Recorded information:
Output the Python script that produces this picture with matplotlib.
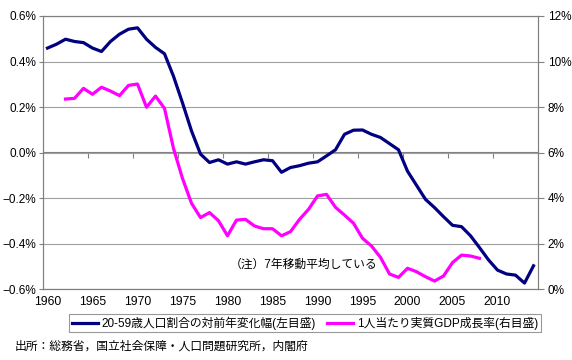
import numpy as np
import matplotlib
matplotlib.use('Agg')
import matplotlib.pyplot as plt
from matplotlib.ticker import PercentFormatter

plt.rcParams['font.family'] = ['Liberation Sans', 'Noto Sans CJK JP', 'DejaVu Sans']

# 20-59歳人口割合の対前年変化幅 (左目盛, %)
years_pop = np.arange(1960, 2015)
pop_change = [0.459, 0.476, 0.498, 0.488, 0.483, 0.459, 0.444, 0.488, 0.520, 0.542,
              0.548, 0.498, 0.462, 0.434, 0.335, 0.218, 0.095, -0.007, -0.044, -0.032,
              -0.051, -0.041, -0.051, -0.041, -0.032, -0.036, -0.087, -0.066, -0.058, -0.047,
              -0.041, -0.015, 0.012, 0.080, 0.098, 0.099, 0.080, 0.066, 0.039, 0.012,
              -0.082, -0.144, -0.206, -0.242, -0.282, -0.320, -0.326, -0.366, -0.418, -0.472,
              -0.517, -0.534, -0.539, -0.574, -0.498]

# 1人当たり実質GDP成長率 (右目盛, %)
years_gdp = np.arange(1962, 2009)
gdp_growth = [8.35, 8.38, 8.82, 8.56, 8.87, 8.70, 8.50, 8.95, 9.01, 7.99,
              8.48, 7.94, 6.18, 4.86, 3.77, 3.14, 3.36, 3.00, 2.34, 3.03,
              3.06, 2.77, 2.65, 2.65, 2.34, 2.52, 3.06, 3.50, 4.09, 4.16,
              3.59, 3.25, 2.89, 2.23, 1.89, 1.39, 0.66, 0.51, 0.91, 0.76,
              0.54, 0.35, 0.57, 1.16, 1.49, 1.45, 1.35]

label_years = np.arange(1960, 2015, 5)

fig = plt.figure(figsize=(5.72, 3.6), dpi=100)
ax = fig.add_axes([43 / 572, 1 - 289 / 360, 495 / 572, 273 / 360])
ax2 = ax.twinx()

l1, = ax.plot(years_pop, pop_change, color='#000080', lw=2.3,
              label='20-59歳人口割合の対前年変化幅(左目盛)')
l2, = ax2.plot(years_gdp, gdp_growth, color='#ff00ff', lw=2.3,
               label='1人当たり実質GDP成長率(右目盛)')

ax.set_xlim(1959.5, 2014.5)
ax.set_ylim(-0.6, 0.6)
ax.set_yticks(np.arange(-0.6, 0.61, 0.2))
ax.yaxis.set_major_formatter(PercentFormatter(xmax=100, decimals=1))
ax2.set_ylim(0, 12)
ax2.set_yticks(np.arange(0, 13, 2))
ax2.yaxis.set_major_formatter(PercentFormatter(xmax=100, decimals=0))

ax.set_xticks(label_years)
ax.tick_params(axis='x', length=0, pad=5, labelsize=8.8)
ax.tick_params(axis='y', length=3, width=0.8, color='#808080', labelsize=8.5, pad=2)
ax2.tick_params(axis='y', length=4, width=0.8, color='#808080', labelsize=8.5, pad=3)
ax.grid(axis='y', color='#a0a0a0', lw=0.8)
ax.set_axisbelow(True)

for a in (ax, ax2):
    for s in a.spines.values():
        s.set_color('#808080')
        s.set_linewidth(0.8)

# 横軸 (0% の位置)
sec = ax.secondary_xaxis(0.5)
sec.set_xticks([])
sec.set_xticks(label_years[1:] - 0.5, minor=True)
sec.tick_params(axis='x', which='minor', direction='in', length=4, width=0.8,
                color='#808080', labelbottom=False)
for s in sec.spines.values():
    s.set_color('#808080')
    s.set_linewidth(0.8)

ax.text(0.378, 0.088, '（注）7年移動平均している', transform=ax.transAxes,
        fontsize=8.5, va='center', ha='left')

leg = fig.legend(handles=[l1, l2], loc='center', bbox_to_anchor=(305 / 572, 1 - 323 / 360),
                 ncol=2, fontsize=8.5, frameon=True, fancybox=False, edgecolor='#808080',
                 handlelength=2.2, handletextpad=0.3, columnspacing=1.0, borderpad=0.2,
                 borderaxespad=0)
leg.get_frame().set_linewidth(0.8)

fig.text(15 / 572, 1 - 347 / 360, '出所：総務省，国立社会保障・人口問題研究所，内閣府',
         fontsize=8.5, va='center', ha='left')

fig.savefig('out.png', dpi=100)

Task prompt:
Extract the lines exactly, please: the first line of the listing, the line with "ax2 = ax.twinx()", and every line between them, but no pictures.

Answer to this problem:
Output the Python script that produces this picture with matplotlib.
import numpy as np
import matplotlib
matplotlib.use('Agg')
import matplotlib.pyplot as plt
from matplotlib.ticker import PercentFormatter

plt.rcParams['font.family'] = ['Liberation Sans', 'Noto Sans CJK JP', 'DejaVu Sans']

# 20-59歳人口割合の対前年変化幅 (左目盛, %)
years_pop = np.arange(1960, 2015)
pop_change = [0.459, 0.476, 0.498, 0.488, 0.483, 0.459, 0.444, 0.488, 0.520, 0.542,
              0.548, 0.498, 0.462, 0.434, 0.335, 0.218, 0.095, -0.007, -0.044, -0.032,
              -0.051, -0.041, -0.051, -0.041, -0.032, -0.036, -0.087, -0.066, -0.058, -0.047,
              -0.041, -0.015, 0.012, 0.080, 0.098, 0.099, 0.080, 0.066, 0.039, 0.012,
              -0.082, -0.144, -0.206, -0.242, -0.282, -0.320, -0.326, -0.366, -0.418, -0.472,
              -0.517, -0.534, -0.539, -0.574, -0.498]

# 1人当たり実質GDP成長率 (右目盛, %)
years_gdp = np.arange(1962, 2009)
gdp_growth = [8.35, 8.38, 8.82, 8.56, 8.87, 8.70, 8.50, 8.95, 9.01, 7.99,
              8.48, 7.94, 6.18, 4.86, 3.77, 3.14, 3.36, 3.00, 2.34, 3.03,
              3.06, 2.77, 2.65, 2.65, 2.34, 2.52, 3.06, 3.50, 4.09, 4.16,
              3.59, 3.25, 2.89, 2.23, 1.89, 1.39, 0.66, 0.51, 0.91, 0.76,
              0.54, 0.35, 0.57, 1.16, 1.49, 1.45, 1.35]

label_years = np.arange(1960, 2015, 5)

fig = plt.figure(figsize=(5.72, 3.6), dpi=100)
ax = fig.add_axes([43 / 572, 1 - 289 / 360, 495 / 572, 273 / 360])
ax2 = ax.twinx()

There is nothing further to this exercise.